> _Dataset excerpt_

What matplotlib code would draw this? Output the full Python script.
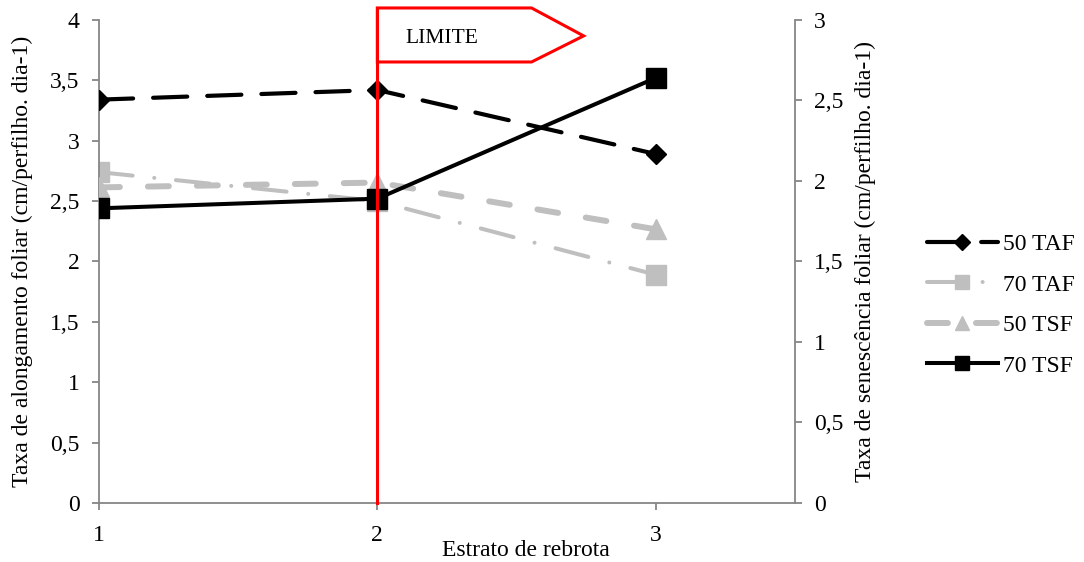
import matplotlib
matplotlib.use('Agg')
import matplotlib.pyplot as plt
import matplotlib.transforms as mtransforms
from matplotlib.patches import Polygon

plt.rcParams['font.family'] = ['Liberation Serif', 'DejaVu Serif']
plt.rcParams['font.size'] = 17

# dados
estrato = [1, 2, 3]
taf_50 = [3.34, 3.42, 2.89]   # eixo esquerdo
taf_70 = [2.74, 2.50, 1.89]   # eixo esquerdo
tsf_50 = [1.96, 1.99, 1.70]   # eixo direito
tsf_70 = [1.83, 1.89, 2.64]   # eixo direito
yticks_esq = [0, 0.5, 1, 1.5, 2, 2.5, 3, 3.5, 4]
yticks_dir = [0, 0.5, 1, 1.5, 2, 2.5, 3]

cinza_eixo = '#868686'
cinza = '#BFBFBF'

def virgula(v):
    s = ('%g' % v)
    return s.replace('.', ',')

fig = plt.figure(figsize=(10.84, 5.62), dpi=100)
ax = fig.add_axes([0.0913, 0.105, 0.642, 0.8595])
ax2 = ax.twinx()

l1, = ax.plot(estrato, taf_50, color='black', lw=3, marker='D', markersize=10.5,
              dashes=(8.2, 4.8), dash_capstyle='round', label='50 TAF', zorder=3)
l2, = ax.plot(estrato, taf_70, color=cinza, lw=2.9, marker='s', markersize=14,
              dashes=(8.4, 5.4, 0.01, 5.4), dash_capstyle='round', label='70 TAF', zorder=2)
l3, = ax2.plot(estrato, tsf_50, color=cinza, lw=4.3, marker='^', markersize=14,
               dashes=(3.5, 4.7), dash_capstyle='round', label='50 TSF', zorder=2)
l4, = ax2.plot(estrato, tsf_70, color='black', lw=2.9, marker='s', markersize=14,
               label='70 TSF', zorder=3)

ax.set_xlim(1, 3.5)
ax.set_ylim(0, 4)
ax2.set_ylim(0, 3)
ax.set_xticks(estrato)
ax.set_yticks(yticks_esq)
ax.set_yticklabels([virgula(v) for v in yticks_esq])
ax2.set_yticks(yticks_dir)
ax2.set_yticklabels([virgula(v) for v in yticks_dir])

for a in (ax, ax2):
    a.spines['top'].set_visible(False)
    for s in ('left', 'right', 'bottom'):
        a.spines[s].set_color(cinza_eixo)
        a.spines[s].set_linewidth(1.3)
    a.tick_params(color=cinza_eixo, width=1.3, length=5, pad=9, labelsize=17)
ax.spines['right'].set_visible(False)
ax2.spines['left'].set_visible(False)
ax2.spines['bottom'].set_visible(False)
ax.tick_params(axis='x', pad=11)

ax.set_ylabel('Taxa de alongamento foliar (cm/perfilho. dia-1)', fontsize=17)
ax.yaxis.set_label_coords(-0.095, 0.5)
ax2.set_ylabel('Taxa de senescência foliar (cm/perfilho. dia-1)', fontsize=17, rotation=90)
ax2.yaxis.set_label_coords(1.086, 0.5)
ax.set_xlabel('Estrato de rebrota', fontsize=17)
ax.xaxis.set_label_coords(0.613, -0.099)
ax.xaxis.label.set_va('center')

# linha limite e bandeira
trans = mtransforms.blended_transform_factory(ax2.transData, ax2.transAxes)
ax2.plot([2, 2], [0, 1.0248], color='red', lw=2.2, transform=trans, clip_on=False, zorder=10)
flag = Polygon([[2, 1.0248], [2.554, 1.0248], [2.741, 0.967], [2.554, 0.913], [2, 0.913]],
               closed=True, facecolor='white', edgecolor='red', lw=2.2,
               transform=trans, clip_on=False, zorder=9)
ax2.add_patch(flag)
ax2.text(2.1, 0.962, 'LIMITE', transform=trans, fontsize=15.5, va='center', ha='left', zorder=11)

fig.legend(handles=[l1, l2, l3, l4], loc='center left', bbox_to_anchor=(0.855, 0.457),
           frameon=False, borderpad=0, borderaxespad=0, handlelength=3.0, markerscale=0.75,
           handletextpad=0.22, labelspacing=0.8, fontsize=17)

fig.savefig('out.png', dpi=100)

> _The exercise_
Reproduce the material above in full and without alteration, but skip all pictures.

> _Written answer_
What matplotlib code would draw this? Output the full Python script.
import matplotlib
matplotlib.use('Agg')
import matplotlib.pyplot as plt
import matplotlib.transforms as mtransforms
from matplotlib.patches import Polygon

plt.rcParams['font.family'] = ['Liberation Serif', 'DejaVu Serif']
plt.rcParams['font.size'] = 17

# dados
estrato = [1, 2, 3]
taf_50 = [3.34, 3.42, 2.89]   # eixo esquerdo
taf_70 = [2.74, 2.50, 1.89]   # eixo esquerdo
tsf_50 = [1.96, 1.99, 1.70]   # eixo direito
tsf_70 = [1.83, 1.89, 2.64]   # eixo direito
yticks_esq = [0, 0.5, 1, 1.5, 2, 2.5, 3, 3.5, 4]
yticks_dir = [0, 0.5, 1, 1.5, 2, 2.5, 3]

cinza_eixo = '#868686'
cinza = '#BFBFBF'

def virgula(v):
    s = ('%g' % v)
    return s.replace('.', ',')

fig = plt.figure(figsize=(10.84, 5.62), dpi=100)
ax = fig.add_axes([0.0913, 0.105, 0.642, 0.8595])
ax2 = ax.twinx()

l1, = ax.plot(estrato, taf_50, color='black', lw=3, marker='D', markersize=10.5,
              dashes=(8.2, 4.8), dash_capstyle='round', label='50 TAF', zorder=3)
l2, = ax.plot(estrato, taf_70, color=cinza, lw=2.9, marker='s', markersize=14,
              dashes=(8.4, 5.4, 0.01, 5.4), dash_capstyle='round', label='70 TAF', zorder=2)
l3, = ax2.plot(estrato, tsf_50, color=cinza, lw=4.3, marker='^', markersize=14,
               dashes=(3.5, 4.7), dash_capstyle='round', label='50 TSF', zorder=2)
l4, = ax2.plot(estrato, tsf_70, color='black', lw=2.9, marker='s', markersize=14,
               label='70 TSF', zorder=3)

ax.set_xlim(1, 3.5)
ax.set_ylim(0, 4)
ax2.set_ylim(0, 3)
ax.set_xticks(estrato)
ax.set_yticks(yticks_esq)
ax.set_yticklabels([virgula(v) for v in yticks_esq])
ax2.set_yticks(yticks_dir)
ax2.set_yticklabels([virgula(v) for v in yticks_dir])

for a in (ax, ax2):
    a.spines['top'].set_visible(False)
    for s in ('left', 'right', 'bottom'):
        a.spines[s].set_color(cinza_eixo)
        a.spines[s].set_linewidth(1.3)
    a.tick_params(color=cinza_eixo, width=1.3, length=5, pad=9, labelsize=17)
ax.spines['right'].set_visible(False)
ax2.spines['left'].set_visible(False)
ax2.spines['bottom'].set_visible(False)
ax.tick_params(axis='x', pad=11)

ax.set_ylabel('Taxa de alongamento foliar (cm/perfilho. dia-1)', fontsize=17)
ax.yaxis.set_label_coords(-0.095, 0.5)
ax2.set_ylabel('Taxa de senescência foliar (cm/perfilho. dia-1)', fontsize=17, rotation=90)
ax2.yaxis.set_label_coords(1.086, 0.5)
ax.set_xlabel('Estrato de rebrota', fontsize=17)
ax.xaxis.set_label_coords(0.613, -0.099)
ax.xaxis.label.set_va('center')

# linha limite e bandeira
trans = mtransforms.blended_transform_factory(ax2.transData, ax2.transAxes)
ax2.plot([2, 2], [0, 1.0248], color='red', lw=2.2, transform=trans, clip_on=False, zorder=10)
flag = Polygon([[2, 1.0248], [2.554, 1.0248], [2.741, 0.967], [2.554, 0.913], [2, 0.913]],
               closed=True, facecolor='white', edgecolor='red', lw=2.2,
               transform=trans, clip_on=False, zorder=9)
ax2.add_patch(flag)
ax2.text(2.1, 0.962, 'LIMITE', transform=trans, fontsize=15.5, va='center', ha='left', zorder=11)

fig.legend(handles=[l1, l2, l3, l4], loc='center left', bbox_to_anchor=(0.855, 0.457),
           frameon=False, borderpad=0, borderaxespad=0, handlelength=3.0, markerscale=0.75,
           handletextpad=0.22, labelspacing=0.8, fontsize=17)

fig.savefig('out.png', dpi=100)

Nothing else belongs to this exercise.